AMI Chief Executive Robert Sinclair gives his February update, discussing the latest issues in the industry and how we can tackle them…
From discussions with our regulator it appears that they have a tangible concern over how well some intermediaries are dealing with customers who are undertaking debt consolidation. This will apply equally in relation to advice on both purchase and remortgage cases.
It is expected that all transactions where there is any element of debt consolidation should be on an advised basis. In undertaking any advised sales, the intermediary is expected to know where all funds within the transaction are coming from and going to and this should be documented in any fact-find, so that it can be explained to the lender and also to the FCA or FOS in the event of later enquiry.
In making any recommendation the adviser will have to consider whether the repayment of any unsecured debt is actually in the customer’s best interests. Whilst some firms undertake calculations to show the relative costs of both the unsecured and secured debt, this may not be enough to satisfy the new advice standards. The broker will, as a minimum have to establish the amount of the debt, its current interest rate and term outstanding. Where the customer could afford to keep this debt on an unsecured basis and pay it off within their affordability, the rationale for consolidation will have to be provided.
The broker will need to make clear to the customer both verbally and in any suitability letter the relative costs of the existing loan and the total costs of the new mortgage over what will normally be a longer term, possibly at a lower interest rate. Whilst it may reduce the monthly payments that the customer is making and even where the total overall costs are similar, this may not be justified as the increased loan might increase the risk of mortgage default which has more significant consequences than unsecured defaults. A customer desire to reduce their out-goings is not sufficient justification on its own to support the advice to consolidate.
Another key consideration is the level of fees that are being taken by some firms operating in this sector of the market. Whilst it is not unusual to see broker fees of around £500 in the standard market, instances have been cited where fees can range from £1,000 to £4,500. Where the consumer is considering debt consolidation, they might in some instances be considered as “vulnerable” therefore a blanket approach to significant fees may be open to challenge.

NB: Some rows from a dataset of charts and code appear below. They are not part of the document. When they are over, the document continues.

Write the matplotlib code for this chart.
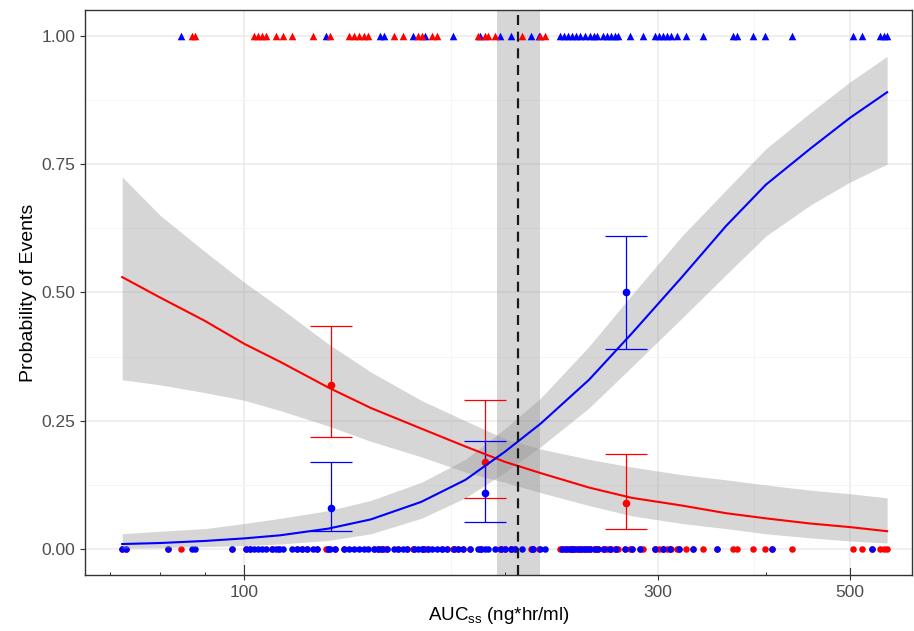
import numpy as np
import matplotlib
matplotlib.use("Agg")
import matplotlib.pyplot as plt
import matplotlib.transforms as mtransforms

plt.rcParams['font.family'] = ['Liberation Sans', 'DejaVu Sans']

# sujeitos com evento azul (azul = 1, vermelho = 0)
auc_blue_event = [84.6, 124.4, 143.3, 144.8, 156.4, 161.5, 174.0, 186.9, 197.1, 203.0,
                  214.1, 218.7, 231.3, 233.8, 236.3, 238.8, 241.3, 243.9, 247.2, 250.5,
                  253.2, 255.2, 259.3, 262.1, 264.9, 267.7, 269.9, 278.6, 288.5, 297.9,
                  301.1, 304.3, 307.5, 310.8, 315.8, 323.5, 338.4, 366.6, 370.5, 386.7,
                  399.2, 429.0, 504.6, 516.8, 542.1, 547.9, 552.3]
# sujeitos com evento vermelho (vermelho = 1, azul = 0)
auc_red_event = [87.1, 87.8, 102.7, 103.8, 104.9, 106.0, 108.9, 110.9, 113.6, 120.2,
                 125.7, 132.2, 134.0, 135.8, 137.6, 139.1, 148.7, 152.3, 158.5, 160.2,
                 164.9, 166.7, 185.9, 189.4, 190.9, 194.5, 209.0, 219.3, 222.3]
# sujeitos sem evento
auc_no_event = [72.3, 73.0, 81.7, 96.9, 100.5, 101.6, 107.7, 109.8, 115.2, 116.7,
                118.3, 121.4, 124.8, 127.4, 130.4, 141.0, 142.5, 144.2, 146.3, 150.3,
                154.3, 156.9, 161.0, 162.8, 169.0, 171.3, 174.5, 176.3, 178.7, 182.0,
                187.4, 197.6, 199.8, 203.4, 205.2, 214.6, 215.3, 232.6, 235.0, 237.4,
                238.8, 240.0, 242.7, 244.6, 246.5, 248.8, 250.5, 254.0, 255.9, 260.0,
                264.2, 268.5, 275.0, 280.2, 286.2, 297.9, 304.3, 310.0, 317.5, 329.6,
                351.3, 406.6, 530.7]

# curvas ajustadas
curve_auc = [72.3, 80, 90, 100, 110, 125, 140, 160, 180, 200, 220, 250, 280, 320, 360, 400, 450, 500, 552]
red_fit = [0.530, 0.49, 0.445, 0.40, 0.365, 0.315, 0.275, 0.235, 0.20, 0.17, 0.148, 0.12, 0.10,
           0.085, 0.07, 0.06, 0.05, 0.043, 0.035]
red_upper = [0.725, 0.65, 0.58, 0.52, 0.47, 0.40, 0.345, 0.29, 0.25, 0.215, 0.195, 0.175, 0.16,
             0.145, 0.135, 0.125, 0.115, 0.108, 0.10]
red_lower = [0.33, 0.32, 0.305, 0.29, 0.27, 0.24, 0.21, 0.18, 0.15, 0.13, 0.11, 0.085, 0.065,
             0.05, 0.04, 0.03, 0.022, 0.016, 0.012]
blue_fit = [0.010, 0.012, 0.016, 0.021, 0.027, 0.040, 0.058, 0.092, 0.135, 0.19, 0.245, 0.33,
            0.42, 0.53, 0.63, 0.71, 0.78, 0.84, 0.89]
blue_upper = [0.03, 0.035, 0.04, 0.05, 0.06, 0.075, 0.095, 0.13, 0.175, 0.235, 0.295, 0.395,
              0.495, 0.61, 0.70, 0.78, 0.85, 0.91, 0.96]
blue_lower = [0.002, 0.003, 0.005, 0.007, 0.01, 0.017, 0.03, 0.06, 0.10, 0.15, 0.20, 0.275,
              0.355, 0.45, 0.535, 0.61, 0.67, 0.715, 0.75]

# pontos por faixa com intervalo
bin_auc = [126, 189.5, 276]
red_bin_p = [0.32, 0.17, 0.09]
red_bin_lo = [0.218, 0.10, 0.04]
red_bin_hi = [0.435, 0.29, 0.185]
blue_bin_p = [0.08, 0.11, 0.50]
blue_bin_lo = [0.035, 0.052, 0.39]
blue_bin_hi = [0.17, 0.21, 0.61]

# limiar
threshold = 206.8
threshold_lo = 195.6
threshold_hi = 219.3

x_major = [100, 300, 500]
x_minor_grid = [173.2, 387.3]
log_short = [70, 80, 90, 200, 400]
y_major = [0.0, 0.25, 0.5, 0.75, 1.0]
y_minor = [0.125, 0.375, 0.625, 0.875]

fig = plt.figure(figsize=(9.14, 6.31), dpi=100)
ax = fig.add_axes([0.093, 0.089, 0.905, 0.895])
ax.set_xscale('log')
ax.set_xlim(65.5, 590)
ax.set_ylim(-0.05, 1.05)

# grade
for x in x_major:
    ax.axvline(x, color='#ebebeb', lw=1.1, zorder=0)
for x in x_minor_grid:
    ax.axvline(x, color='#f4f4f4', lw=0.6, zorder=0)
for y in y_major:
    ax.axhline(y, color='#ebebeb', lw=1.1, zorder=0)
for y in y_minor:
    ax.axhline(y, color='#f4f4f4', lw=0.6, zorder=0)

# faixa do limiar
ax.axvspan(threshold_lo, threshold_hi, color='#999999', alpha=0.4, lw=0, zorder=1)

# pontos observados
bottom_red = auc_blue_event + auc_no_event
bottom_blue = auc_red_event + auc_no_event
ax.scatter(bottom_red, np.zeros(len(bottom_red)), s=22, color='red', marker='o', lw=0, zorder=2)
ax.scatter(bottom_blue, np.zeros(len(bottom_blue)), s=22, color='blue', marker='o', lw=0, zorder=2)
ax.scatter(auc_blue_event, np.ones(len(auc_blue_event)), s=30, color='blue', marker='^', lw=0, zorder=2)
ax.scatter(auc_red_event, np.ones(len(auc_red_event)), s=30, color='red', marker='^', lw=0, zorder=2)

# intervalos de confianca
ax.fill_between(curve_auc, red_lower, red_upper, color='#999999', alpha=0.4, lw=0, zorder=3)
ax.fill_between(curve_auc, blue_lower, blue_upper, color='#999999', alpha=0.4, lw=0, zorder=3)

# pontos por faixa
red_err = [np.subtract(red_bin_p, red_bin_lo), np.subtract(red_bin_hi, red_bin_p)]
blue_err = [np.subtract(blue_bin_p, blue_bin_lo), np.subtract(blue_bin_hi, blue_bin_p)]
ax.errorbar(bin_auc, red_bin_p, yerr=red_err, fmt='o', color='red', ms=4.5,
            capsize=15, elinewidth=0.9, capthick=0.9, zorder=4)
ax.errorbar(bin_auc, blue_bin_p, yerr=blue_err, fmt='o', color='blue', ms=4.5,
            capsize=15, elinewidth=0.9, capthick=0.9, zorder=4)

# curvas
ax.plot(curve_auc, red_fit, color='red', lw=1.5, zorder=5)
ax.plot(curve_auc, blue_fit, color='blue', lw=1.5, zorder=5)

ax.axvline(threshold, color='#1a1a1a', lw=1.6, linestyle=(0, (4.5, 3)), zorder=6)

# eixos
ax.set_xticks(x_major)
ax.set_xticklabels([str(v) for v in x_major])
ax.xaxis.set_minor_locator(matplotlib.ticker.FixedLocator(log_short))
ax.xaxis.set_minor_formatter(matplotlib.ticker.NullFormatter())
ax.tick_params(axis='x', which='minor', direction='in', length=2.2, width=0.7, colors='#333333')
ax.set_yticks(y_major)
ax.set_yticklabels(['0.00', '0.25', '0.50', '0.75', '1.00'])
ax.tick_params(axis='both', which='major', direction='out', length=3.5, width=0.8,
               color='#333333', labelcolor='#4d4d4d', labelsize=12.5)

trans = mtransforms.blended_transform_factory(ax.transData, ax.transAxes)
ax.plot([100, 100], [0, 0.017], color='#333333', lw=0.8, transform=trans, clip_on=False, zorder=6)
ax.plot([500, 500], [0, 0.012], color='#333333', lw=0.8, transform=trans, clip_on=False, zorder=6)

for side in ['top', 'right', 'left', 'bottom']:
    ax.spines[side].set_color('#333333')
    ax.spines[side].set_linewidth(1.0)

ax.set_xlabel('AUC$_{\\mathregular{ss}}$ (ng*hr/ml)', fontsize=13.5, color='black', labelpad=4)
ax.set_ylabel('Probability of Events', fontsize=14, color='black', labelpad=3)

fig.savefig('out.png', dpi=100)
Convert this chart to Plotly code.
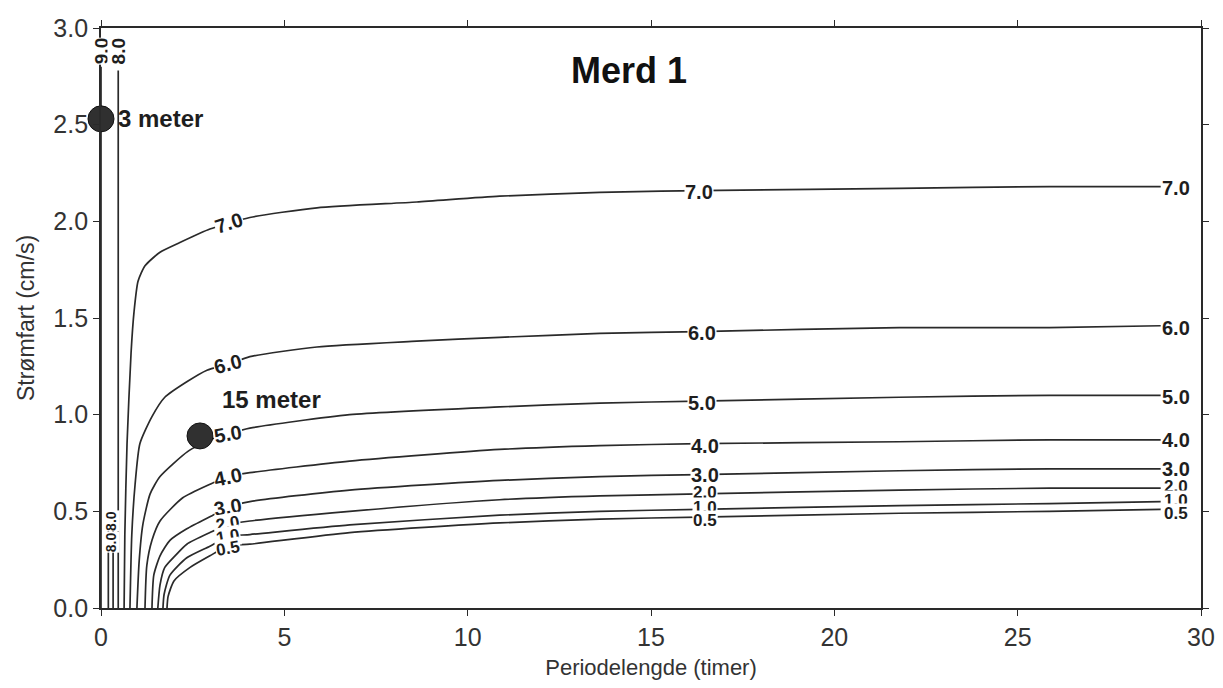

In addition, whilst the FCA is not a price regulator, the MCOB rules do demand that any fees levied are a reasonable representation of the amount of work involved. Of course a profit margin is permissible, but particularly where the fees are added to the loan with the impact of the additional interest costs, then they need to be justifiable. There is often more work and advice risk in debt consolidation cases, but firms need to base their fees on more than customers’ willingness to pay.
The regulator is also unlikely to look kindly on disclaimers signed by the customer. In undertaking this work the adviser is responsible for the advice to consolidate the debt. Stating that it was the customer’s choice is not sufficient following MMR.
As an aside, those brokers who are taking both broker and procuration fees in relation to product transfers (arranging a new deal with the same lender) will need to be able to demonstrate that they have undertaken a full review of circumstances and the market in order to recommend that the customer stays where they are.